Horace Mann: "Man is improvable. Some people think he is only a machine, and that the only difference between a man and a mill is that one is carried by blood and the other by water."
The New York Times' Stephanie Saul has a blockbuster investigative feature out on K12, the for-profit manager of virtual public charter schools. Saul finds that enrolling a child in a virtual school is, in fact, cheaper for the state than enrolling him in a brick-and-mortar school. But in the case of Pennsylvania's Agora Cyber Charter School, the modest cost savings are more than offset by a loss of quality: a learning "environment" of low standards (the lowest grade is not 0, but 50, and it is almost impossible to enforce attendance) and little or no real-time interaction with peers and teachers.

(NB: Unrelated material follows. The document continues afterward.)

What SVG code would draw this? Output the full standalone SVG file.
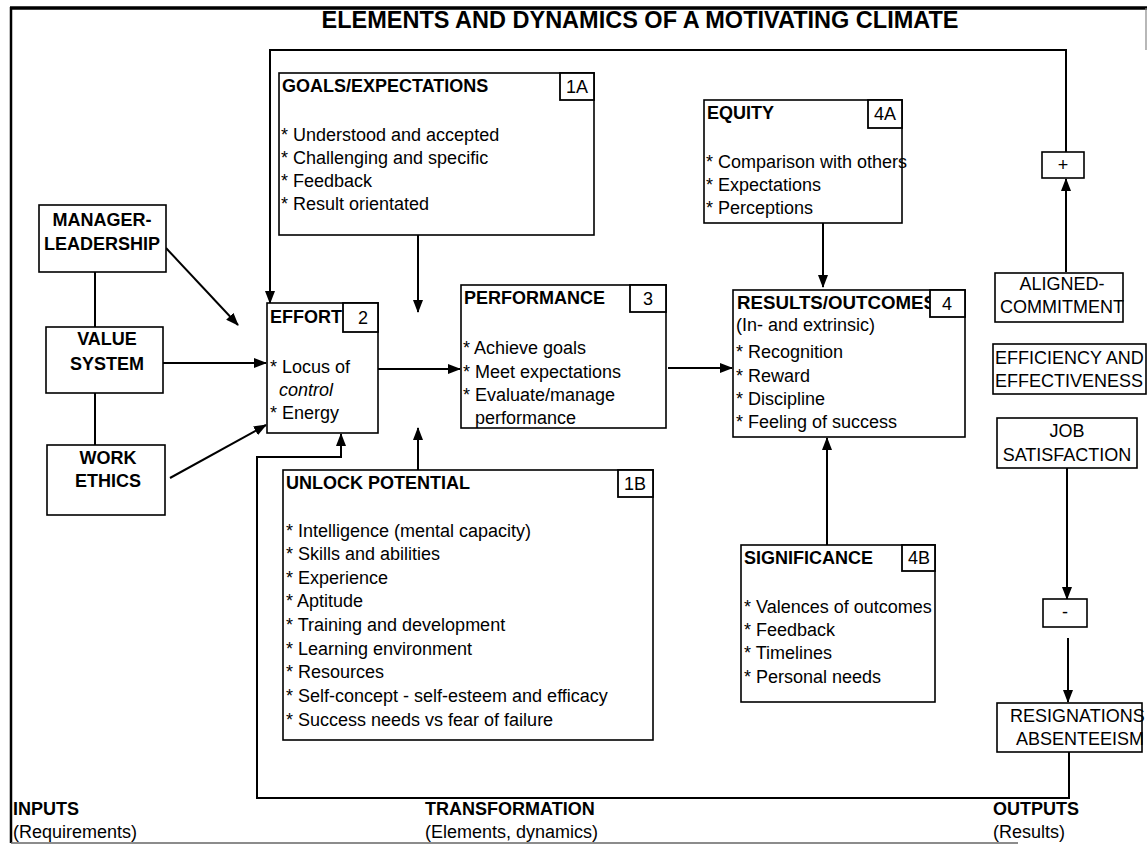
<svg xmlns="http://www.w3.org/2000/svg" width="1147" height="845" viewBox="0 0 1147 845">
<style>
text{font-family:"Liberation Sans",Arial,sans-serif;font-size:18px;fill:#000}
.b{font-weight:bold}
.t{font-weight:bold;font-size:23.5px}
.c{text-anchor:middle}
.i{font-style:italic}
.box{fill:#fff;stroke:#000;stroke-width:1.6}
.num{fill:#fff;stroke:#000;stroke-width:1.8}
.ln{fill:none;stroke:#000;stroke-width:2}
.ar{fill:none;stroke:#000;stroke-width:2;marker-end:url(#ah)}
</style>
<defs>
<marker id="ah" markerUnits="userSpaceOnUse" markerWidth="13" markerHeight="10" refX="12" refY="5" orient="auto">
<path d="M0,0 L13,5 L0,10 z" fill="#000"/>
</marker>
</defs>
<rect x="0" y="0" width="1147" height="845" fill="#fff"/>
<g id="frame">
<line x1="10" y1="8" x2="1147" y2="8" stroke="#000" stroke-width="3.5"/>
<line x1="11" y1="7" x2="11" y2="843" stroke="#000" stroke-width="2.5"/>
<line x1="11" y1="843" x2="1018" y2="843" stroke="#666" stroke-width="1.5"/>
<line x1="1146" y1="8" x2="1146" y2="50" stroke="#888" stroke-width="1.2"/>
<text class="t c" x="640" y="28">ELEMENTS AND DYNAMICS OF A MOTIVATING CLIMATE</text>
</g>
<g id="connectors">
<polyline class="ar" points="1066,152 1066,50 270,50 270,303"/>
<line class="ar" x1="1066" y1="272" x2="1066" y2="179"/>
<line class="ar" x1="1067" y1="468" x2="1067" y2="599"/>
<line class="ar" x1="1068" y1="638" x2="1068" y2="702"/>
<polyline class="ar" points="1069,752 1069,798 257,798 257,457 341,457 341,434"/>
<line class="ar" x1="418" y1="235" x2="418" y2="312"/>
<line class="ar" x1="418" y1="470" x2="418" y2="428"/>
<line class="ar" x1="378" y1="369" x2="460" y2="369"/>
<line class="ar" x1="668" y1="368" x2="732" y2="368"/>
<line class="ar" x1="823" y1="223" x2="823" y2="287"/>
<line class="ar" x1="827" y1="545" x2="827" y2="438"/>
<line class="ar" x1="166" y1="248" x2="238" y2="325"/>
<line class="ar" x1="163" y1="363" x2="266" y2="363"/>
<line class="ar" x1="170" y1="478" x2="266" y2="425"/>
<line class="ln" x1="95" y1="272" x2="95" y2="327"/>
<line class="ln" x1="95" y1="393" x2="95" y2="445"/>
</g>
<g id="goals">
<rect class="box" x="279" y="73" width="315" height="162"/>
<text class="b" x="282" y="92">GOALS/EXPECTATIONS</text>
<rect class="num" x="560" y="73" width="34" height="27"/>
<text class="c" x="577" y="93">1A</text>
<text x="281" y="141">* Understood and accepted</text>
<text x="281" y="164">* Challenging and specific</text>
<text x="281" y="187">* Feedback</text>
<text x="281" y="210">* Result orientated</text>
</g>
<g id="equity">
<rect class="box" x="704" y="100" width="198" height="123"/>
<text class="b" x="707" y="119">EQUITY</text>
<rect class="num" x="868" y="100" width="34" height="28"/>
<text class="c" x="885" y="120">4A</text>
<text x="706" y="168">* Comparison with others</text>
<text x="706" y="191">* Expectations</text>
<text x="706" y="214">* Perceptions</text>
</g>
<g id="manager">
<rect class="box" x="39" y="205" width="127" height="67"/>
<text class="b c" x="102" y="226">MANAGER-</text>
<text class="b c" x="102" y="250">LEADERSHIP</text>
</g>
<g id="value">
<rect class="box" x="46" y="327" width="117" height="66"/>
<text class="b c" x="107" y="345">VALUE</text>
<text class="b c" x="107" y="370">SYSTEM</text>
</g>
<g id="work">
<rect class="box" x="47" y="445" width="118" height="70"/>
<text class="b c" x="108" y="464">WORK</text>
<text class="b c" x="108" y="487">ETHICS</text>
</g>
<g id="effort">
<rect class="box" x="267" y="303" width="111" height="130"/>
<text class="b" x="270" y="323">EFFORT</text>
<rect class="num" x="343" y="303" width="35" height="29"/>
<text class="c" x="363" y="324">2</text>
<text x="270" y="373">* Locus of</text>
<text class="i" x="279" y="396">control</text>
<text x="270" y="419">* Energy</text>
</g>
<g id="performance">
<rect class="box" x="461" y="285" width="205" height="143"/>
<text class="b" x="464" y="304">PERFORMANCE</text>
<rect class="num" x="630" y="285" width="36" height="27"/>
<text class="c" x="648" y="305">3</text>
<text x="463" y="354">* Achieve goals</text>
<text x="463" y="378">* Meet expectations</text>
<text x="463" y="401">* Evaluate/manage</text>
<text x="475" y="424">performance</text>
</g>
<g id="results">
<rect class="box" x="733" y="290" width="232" height="147"/>
<text class="b" x="737" y="309" style="font-size:18.7px">RESULTS/OUTCOMES</text>
<rect class="num" x="930" y="290" width="35" height="27"/>
<text class="c" x="947" y="310">4</text>
<text x="736" y="331">(In- and extrinsic)</text>
<text x="736" y="358">* Recognition</text>
<text x="736" y="382">* Reward</text>
<text x="736" y="405">* Discipline</text>
<text x="736" y="428">* Feeling of success</text>
</g>
<g id="unlock">
<rect class="box" x="283" y="470" width="370" height="270"/>
<text class="b" x="286" y="489">UNLOCK POTENTIAL</text>
<rect class="num" x="618" y="470" width="35" height="27"/>
<text class="c" x="635" y="490">1B</text>
<text x="286" y="537">* Intelligence (mental capacity)</text>
<text x="286" y="560">* Skills and abilities</text>
<text x="286" y="584">* Experience</text>
<text x="286" y="607">* Aptitude</text>
<text x="286" y="631">* Training and development</text>
<text x="286" y="655">* Learning environment</text>
<text x="286" y="678">* Resources</text>
<text x="286" y="702">* Self-concept - self-esteem and efficacy</text>
<text x="286" y="726">* Success needs vs fear of failure</text>
</g>
<g id="significance">
<rect class="box" x="741" y="545" width="194" height="157"/>
<text class="b" x="744" y="564">SIGNIFICANCE</text>
<rect class="num" x="902" y="545" width="33" height="26"/>
<text class="c" x="919" y="564">4B</text>
<text x="744" y="613">* Valences of outcomes</text>
<text x="744" y="636">* Feedback</text>
<text x="744" y="659">* Timelines</text>
<text x="744" y="683">* Personal needs</text>
</g>
<g id="plus">
<rect class="box" x="1042" y="152" width="42" height="26"/>
<text class="c" x="1063" y="171">+</text>
</g>
<g id="aligned">
<rect class="box" x="995" y="273" width="128" height="49"/>
<text class="c" x="1062" y="290">ALIGNED-</text>
<text x="1000" y="313">COMMITMENT</text>
</g>
<g id="efficiency">
<rect class="box" x="993" y="344" width="153" height="50"/>
<text x="995" y="364">EFFICIENCY AND</text>
<text x="995" y="387">EFFECTIVENESS</text>
</g>
<g id="jobsat">
<rect class="box" x="997" y="418" width="140" height="50"/>
<text class="c" x="1067" y="437">JOB</text>
<text class="c" x="1067" y="461">SATISFACTION</text>
</g>
<g id="minus">
<rect class="box" x="1043" y="599" width="44" height="28"/>
<text class="c" x="1065" y="618">-</text>
</g>
<g id="resignations">
<rect class="box" x="997" y="703" width="145" height="49"/>
<text x="1010" y="722">RESIGNATIONS</text>
<text x="1016" y="745">ABSENTEEISM</text>
</g>
<g id="labels">
<text class="b" x="13" y="815">INPUTS</text>
<text x="13" y="838">(Requirements)</text>
<text class="b" x="425" y="815">TRANSFORMATION</text>
<text x="425" y="838">(Elements, dynamics)</text>
<text class="b" x="993" y="815">OUTPUTS</text>
<text x="993" y="838">(Results)</text>
</g>
</svg>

Many educators believe there is a place for full-time virtual learning for children whose pace is extremely accelerated or those with behavioral or other issues, like teenage mothers who need to stay home with their babies. But for most children, particularly in the elementary grades, the school experience should not be replaced with online learning, they say.
“The early development of children requires lots of interaction with other children for purposes of socialization, developing collaboration and teamwork, and self-definition,” said Irving Hamer Jr., deputy superintendent of Memphis city schools.
The entire piece raises the following question: What is school for? There is a disturbing tendency in the education reform debate to narrowly define "student achievement" as the goal of schooling. If our measures of success are merely graduation rates and test scores, then why not save $1500 per student and allow a bunch of disadvantaged kids to veg out in front of their laptops, indoors all day? Sure, over half of K12's 200,000 "cyberpupils" are behind grade level, but most of them are poor anyhow, and their neighborhood schools are probably failing, too. And maybe we can improve virtual schools over time–there's no reason to be a technophobe! Right?
In researching the history of American education for my book project, I've been struck again and again by the newness of the idea that schooling is primarily a matter of academic achievement. The mid-nineteenth century reformers who founded the Common Schools Movement, the precursor to our modern system of universal public education, believed that Protestant morality was the first goal of education. "Scientific truth is marvelous, but moral truth is divine," Horace Mann declared. His friend Catharine Beecher, an advocate for girls' education and women teachers, believed that the role of the teacher was "to instruct in morals and piety."
As the student population diversified at the turn-of-the-twentieth century, "Americanization" became the major goal of public education. In later years, reformers focused on vocationalism and then on racial healing. It is only really since "A Nation at Risk" that we've had a national dialogue about academic excellence for every child. This is a much-needed development in American culture, but its discontents are numerous: A lack of attention paid to the civic, social, and artistic benefits of schooling, and the ways in which children are (ideally) shaped as moral, cultured, socially-responsible people by their teachers and school communities.
It will be a real political and moral failure if we continue to focus the expansion of the for-profit virtual learning sector not on advanced students, but on children who are already falling behind. These are the kids who most need and deserve the support of traditional learning communities, and who are least likely to have parents who can devote the many hours per day needed to act as a "learning coach" for a child enrolled in a school like Agora.
That said, privileged kids, too, are dealing with the outcomes of over-rationalized educational thinking. In New York Robert Kolker reports on Valerie Reidy, the controversial principal of the Bronx High School of Science, one of New York City's premier public "test" schools for high-performers. Both my mom and stepdad graduated from Bronx Science; it has a reputation for excellence and creativity not only in the sciences and math, but in literature and history, too. Reidy, however, pushed by the Bloomberg Department of Education, was unhappy with the fact that Bronx Science students scored lower on Regents and AP exams than their peers at Brooklyn Tech and Stuyvesant. Over time, she required teachers to put more emphasis on preparing students for end-of-year tests, many of which are pitched at a lower level than Bronx Science students are capable of. This sparked a wave of student protests and teacher turnover.
One can debate Reidy's pedagogical approach, which focused on the inquiry method. My question is more about the ends to which she was applying this approach. Were average Regents scores of 85 instead of 95 at Bronx Science evidence of an underperformcing school, as Reidy and the DOE claim–or just evidence of a school that, as a community of educators, parents, and students, had decided to focus on values other than test scores? What's wrong with that?